I love my junk drawer. Really, I love it. I recently renovated my kitchen and wanted to put in a dishwasher. For a while, I was afraid I would have to give up the cabinet that held the junk drawer in order to fit in the dishwasher. I was extremely stressed about losing the junk space. Keep your junk drawer, but clear it out regularly:
- Take everything out and sort it into piles. Get rid of things that you no longer need or know what they belong to. Cut down on extras – I once had at least 100 bread ties in my drawer.
- Buy a plastic tray with dividers or use small plastic containers to group and organize items.

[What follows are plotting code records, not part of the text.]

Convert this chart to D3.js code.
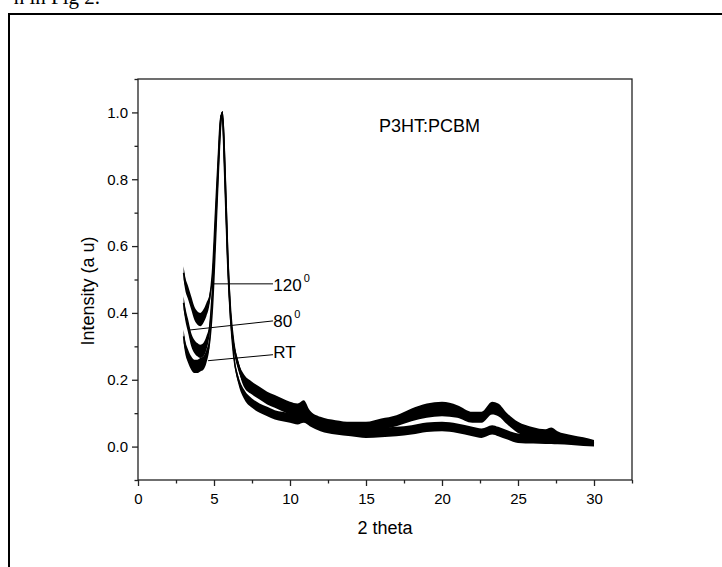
<!DOCTYPE html>
<html>
<head>
<meta charset="utf-8">
<script src="https://cdn.jsdelivr.net/npm/d3@7"></script>
<style>
  body { margin: 0; background: #fff; }
  svg text { font-family: "Liberation Sans", Arial, sans-serif; fill: #000; }
</style>
</head>
<body>
<div id="chart"></div>
<script>
/*
 * XRD patterns of P3HT:PCBM films (RT, 80 and 120 deg anneal)
 */

// 2 theta positions where the traces were read
var twoTheta = [3.0, 3.1, 3.3, 3.5, 3.7, 3.9, 4.1, 4.3, 4.5, 4.7, 4.9, 5.1, 5.3, 5.45, 5.55, 5.7, 5.9, 6.1, 6.3, 6.6,
  7.0, 7.5, 8.0, 8.5, 9.0, 9.5, 10.0, 10.5, 10.9, 11.3, 12, 13, 14, 15, 16, 17, 18, 19, 20, 21, 22, 22.6,
  23.3, 23.7, 24.3, 25, 26, 26.8, 27.2, 27.6, 28.5, 29.3, 30];

var int120 = [0.52, 0.49, 0.46, 0.43, 0.40, 0.385, 0.38, 0.39, 0.41, 0.44, 0.52, 0.70, 0.88, 0.99, 0.99, 0.82, 0.55, 0.38, 0.30, 0.24,
  0.20, 0.18, 0.165, 0.15, 0.14, 0.13, 0.12, 0.115, 0.125, 0.095, 0.075, 0.065, 0.06, 0.06, 0.07, 0.08, 0.10, 0.115, 0.12, 0.11, 0.09, 0.09,
  0.12, 0.115, 0.085, 0.06, 0.045, 0.04, 0.045, 0.035, 0.025, 0.018, 0.012];

var int80 = [0.43, 0.40, 0.36, 0.32, 0.30, 0.29, 0.285, 0.29, 0.31, 0.35, 0.47, 0.66, 0.86, 0.98, 1.0, 0.85, 0.57, 0.40, 0.31, 0.245,
  0.19, 0.17, 0.155, 0.14, 0.13, 0.12, 0.11, 0.105, 0.11, 0.09, 0.07, 0.06, 0.055, 0.055, 0.065, 0.075, 0.09, 0.10, 0.105, 0.10, 0.085, 0.085,
  0.11, 0.105, 0.08, 0.055, 0.04, 0.035, 0.04, 0.03, 0.022, 0.016, 0.01];

var intRT = [0.33, 0.30, 0.27, 0.25, 0.24, 0.24, 0.245, 0.25, 0.27, 0.31, 0.42, 0.62, 0.84, 0.97, 1.0, 0.86, 0.58, 0.38, 0.27, 0.20,
  0.155, 0.13, 0.115, 0.105, 0.095, 0.09, 0.085, 0.08, 0.085, 0.075, 0.06, 0.05, 0.045, 0.04, 0.042, 0.045, 0.05, 0.058, 0.06, 0.055, 0.045, 0.04,
  0.05, 0.045, 0.035, 0.025, 0.022, 0.02, 0.02, 0.018, 0.015, 0.012, 0.008];

// half width of the noise band seen on the traces (intensity units)
var noiseBand = [0.02, 0.02, 0.02, 0.02, 0.02, 0.02, 0.02, 0.02, 0.02, 0.015, 0.005, 0.004, 0.004, 0.004, 0.004, 0.004, 0.004, 0.005, 0.008, 0.012,
  0.014, 0.014, 0.014, 0.014, 0.014, 0.014, 0.014, 0.014, 0.014, 0.014, 0.014, 0.014, 0.014, 0.014, 0.014, 0.014, 0.014, 0.014, 0.014, 0.014, 0.014, 0.014,
  0.014, 0.014, 0.014, 0.014, 0.013, 0.012, 0.012, 0.011, 0.01, 0.01, 0.008];

var seriesNames = ["120", "80", "RT"];
var seriesValues = [int120, int80, intRT];

var xMajor = [0, 5, 10, 15, 20, 25, 30];
var xMinor = [2.5, 7.5, 12.5, 17.5, 22.5, 27.5, 32.5];
var yMajor = [0.0, 0.2, 0.4, 0.6, 0.8, 1.0];
var yMinor = [-0.1, 0.1, 0.3, 0.5, 0.7, 0.9, 1.1];

// leader lines [x1, y1, x2, y2] and label anchors, in data units
var leaderLines = [[4.93, 0.487, 8.88, 0.487], [3.42, 0.349, 8.88, 0.376], [4.61, 0.257, 8.88, 0.275]];
var labelPos = [[8.9, 0.466], [8.9, 0.358], [8.9, 0.266]];
var labelText = ["120", "80", "RT"];
var labelSup = ["0", "0", ""];

var margin = { top: 79, right: 90, bottom: 87, left: 138 },
  width = 722 - margin.left - margin.right,
  height = 567 - margin.top - margin.bottom;

var svg = d3.select("#chart")
  .append("svg")
  .attr("width", 722)
  .attr("height", 567);

// page bits around the figure
svg.append("text")
  .attr("x", 100)
  .attr("y", 4)
  .attr("text-anchor", "end")
  .style("font-family", "'Liberation Serif', 'Times New Roman', serif")
  .style("font-size", "21px")
  .text("n in Fig 2.");

svg.append("path")
  .attr("d", "M9,567V14H722")
  .attr("fill", "none")
  .attr("stroke", "#000")
  .attr("stroke-width", 2);

var g = svg.append("g")
  .attr("transform", "translate(" + margin.left + "," + margin.top + ")");

var x = d3.scaleLinear()
  .domain([0, 32.5])
  .range([0, width]);

var y = d3.scaleLinear()
  .domain([-0.1, 1.1])
  .range([height, 0]);

// traces
var band = d3.area()
  .x(function (d) { return x(d.x); })
  .y0(function (d) { return y(d.v - d.n); })
  .y1(function (d) { return y(d.v + d.n); })
  .curve(d3.curveMonotoneX);

var line = d3.line()
  .x(function (d) { return x(d.x); })
  .y(function (d) { return y(d.v); })
  .curve(d3.curveMonotoneX);

seriesValues.forEach(function (vals, i) {
  var pts = twoTheta.map(function (t, k) {
    return { x: t, v: vals[k], n: noiseBand[k] };
  });
  g.append("path")
    .datum(pts)
    .attr("class", "band s" + seriesNames[i])
    .attr("d", band)
    .attr("fill", "#000");
  g.append("path")
    .datum(pts)
    .attr("class", "trace s" + seriesNames[i])
    .attr("d", line)
    .attr("fill", "none")
    .attr("stroke", "#000")
    .attr("stroke-width", 1.6);
});

// frame
g.append("rect")
  .attr("width", width)
  .attr("height", height)
  .attr("fill", "none")
  .attr("stroke", "#222")
  .attr("stroke-width", 1.3);

// X axis
var xAxis = g.append("g")
  .attr("transform", "translate(0," + height + ")")
  .call(d3.axisBottom(x).tickValues(xMajor).tickSize(6).tickSizeOuter(0).tickPadding(7)
    .tickFormat(d3.format("d")));
g.append("g")
  .attr("transform", "translate(0," + height + ")")
  .call(d3.axisBottom(x).tickValues(xMinor).tickSize(3.5).tickSizeOuter(0).tickFormat(""));

// Y axis
var yAxis = g.append("g")
  .call(d3.axisLeft(y).tickValues(yMajor).tickSize(6).tickSizeOuter(0).tickPadding(4)
    .tickFormat(d3.format(".1f")));
g.append("g")
  .call(d3.axisLeft(y).tickValues(yMinor).tickSize(3.5).tickSizeOuter(0).tickFormat(""));

g.selectAll(".domain").remove();
g.selectAll(".tick line").attr("stroke", "#222").attr("stroke-width", 1.3);
g.selectAll(".tick text")
  .style("font-size", "15px")
  .style("font-family", "'Liberation Sans', Arial, sans-serif")
  .attr("fill", "#000");

// axis titles
g.append("text")
  .attr("x", width / 2)
  .attr("y", height + 54)
  .attr("text-anchor", "middle")
  .style("font-size", "18px")
  .text("2 theta");

g.append("text")
  .attr("transform", "rotate(-90)")
  .attr("x", -(291 - margin.top))
  .attr("y", -44)
  .attr("text-anchor", "middle")
  .style("font-size", "18px")
  .text("Intensity (a u)");

// sample name
g.append("text")
  .attr("x", x(15.86))
  .attr("y", y(0.942))
  .style("font-size", "18px")
  .text("P3HT:PCBM");

// curve labels
leaderLines.forEach(function (l) {
  g.append("line")
    .attr("x1", x(l[0]))
    .attr("y1", y(l[1]))
    .attr("x2", x(l[2]))
    .attr("y2", y(l[3]))
    .attr("stroke", "#000")
    .attr("stroke-width", 1);
});

labelPos.forEach(function (p, i) {
  var t = g.append("text")
    .attr("x", x(p[0]))
    .attr("y", y(p[1]))
    .style("font-size", "17px")
    .text(labelText[i]);
  if (labelSup[i]) {
    t.append("tspan")
      .attr("dx", 2)
      .attr("dy", -9)
      .style("font-size", "11px")
      .text(labelSup[i]);
  }
});
</script>
</body>
</html>
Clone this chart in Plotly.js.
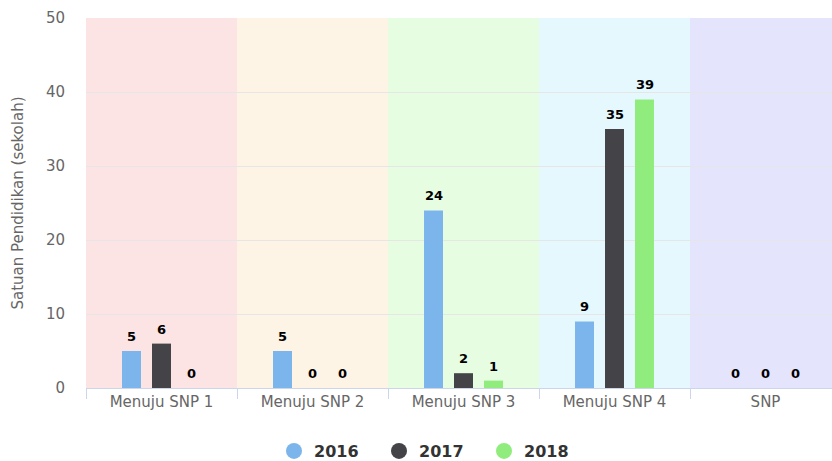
<!DOCTYPE html>
<html><head><meta charset="utf-8">
<script src="https://cdn.plot.ly/plotly-3.0.1.min.js"></script>
<style>html,body{margin:0;padding:0;overflow:hidden;background:#fff;width:832px;height:461px}</style>
</head><body><div id="chart" style="width:845px;height:461px"></div>
<script>
const categories = ["Menuju SNP 1", "Menuju SNP 2", "Menuju SNP 3", "Menuju SNP 4", "SNP"];
const seriesNames = ["2016", "2017", "2018"];
const values2016 = [5, 5, 24, 9, 0];
const values2017 = [6, 0, 2, 35, 0];
const values2018 = [0, 0, 1, 39, 0];
const seriesColors = ["#7cb5ec", "#434348", "#90ed7d"];
const bandColors = ["rgb(253,228,228)", "rgb(253,244,230)", "rgb(230,253,226)", "rgb(228,248,253)", "rgb(228,228,253)"];
const yTicks = [0, 10, 20, 30, 40, 50];

const allValues = [values2016, values2017, values2018];
const font = "DejaVu Sans, Verdana, sans-serif";
const bargap = 0.404;
const slot = (1 - bargap) / allValues.length;

const traces = allValues.map((vals, i) => ({
  type: "bar",
  name: seriesNames[i],
  x: categories,
  y: vals,
  marker: {color: seriesColors[i]},
  showlegend: false,
  hoverinfo: "skip"
}));
seriesNames.forEach((n, i) => traces.push({
  type: "scatter", mode: "markers", name: n,
  x: [null], y: [null],
  marker: {color: seriesColors[i], size: 16, symbol: "circle"},
  showlegend: true
}));

const shapes = categories.map((c, i) => ({
  type: "rect", xref: "x", yref: "paper",
  x0: i - 0.5, x1: i + 0.5, y0: 0, y1: 1,
  fillcolor: bandColors[i], line: {width: 0}, layer: "below"
}));

const annotations = [];
allValues.forEach((vals, k) => vals.forEach((v, i) => annotations.push({
  xref: "x", yref: "y",
  x: i + (k - (allValues.length - 1) / 2) * slot, y: v,
  text: String(v), showarrow: false,
  xanchor: "center", yanchor: "bottom", yshift: 5,
  font: {family: font, size: 13, color: "#000", weight: "bold"}
})));

const layout = {
  width: 845, height: 461,
  margin: {l: 86, r: 4, t: 18, b: 73},
  paper_bgcolor: "#fff", plot_bgcolor: "#fff",
  font: {family: font, color: "#666", size: 15},
  barmode: "group", bargap: bargap, bargroupgap: 0.367,
  shapes: shapes,
  annotations: annotations,
  xaxis: {
    type: "category", range: [-0.5, 4.5],
    tickson: "boundaries", ticks: "outside", ticklen: 10, tickcolor: "#ccd6eb", tickwidth: 1,
    showline: true, linecolor: "#ccd6eb", linewidth: 1,
    showgrid: false, zeroline: false,
    tickfont: {family: font, size: 15, color: "#666"}
  },
  yaxis: {
    range: [0, 50], tickvals: yTicks, ticktext: yTicks.map(String),
    showgrid: true, gridcolor: "#e6e6e6", gridwidth: 1,
    zeroline: false, showline: false,
    ticklabelstandoff: 20,
    tickfont: {family: font, size: 15, color: "#666"},
    title: {text: "Satuan Pendidikan (sekolah)", font: {family: font, size: 15, color: "#666"}, standoff: 18}
  },
  legend: {
    orientation: "h", xref: "container", yref: "container",
    x: 0.5 + 9 / 845, xanchor: "center", y: 1 - 451 / 461, yanchor: "middle",
    font: {family: font, size: 16, color: "#333", weight: "bold"},
    entrywidth: 60, entrywidthmode: "pixels",
    itemclick: false
  }
};
Plotly.newPlot("chart", traces, layout, {displayModeBar: false, staticPlot: true});
</script></body></html>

Mail tends to pile up. You may put it in a basket, stack it in neat piles or hide it in a drawer. However, when it gets away from you, you may forget to pay the bills or miss an important event. Clear as much paper clutter as you can:
- Get and pay your bills online.
- Rather than keep the whole magazine or catalog, tear out the pages you want to keep. Or, take a photo with your phone.
- Create an area to organize your papers. Put up a pocket wall hanger and make folders to keep track of any bills or paperwork that needs to be filled out. Put papers related to your kids in another folder. Use a folder for things that are urgent so you know to check it frequently.
You can conquer the clutter. Simply take it one room at a time and organize things in a way that makes the most sense for your household. When you finish one room or area, go on to the next. You can quickly enjoy the rewards of a clutter-free home!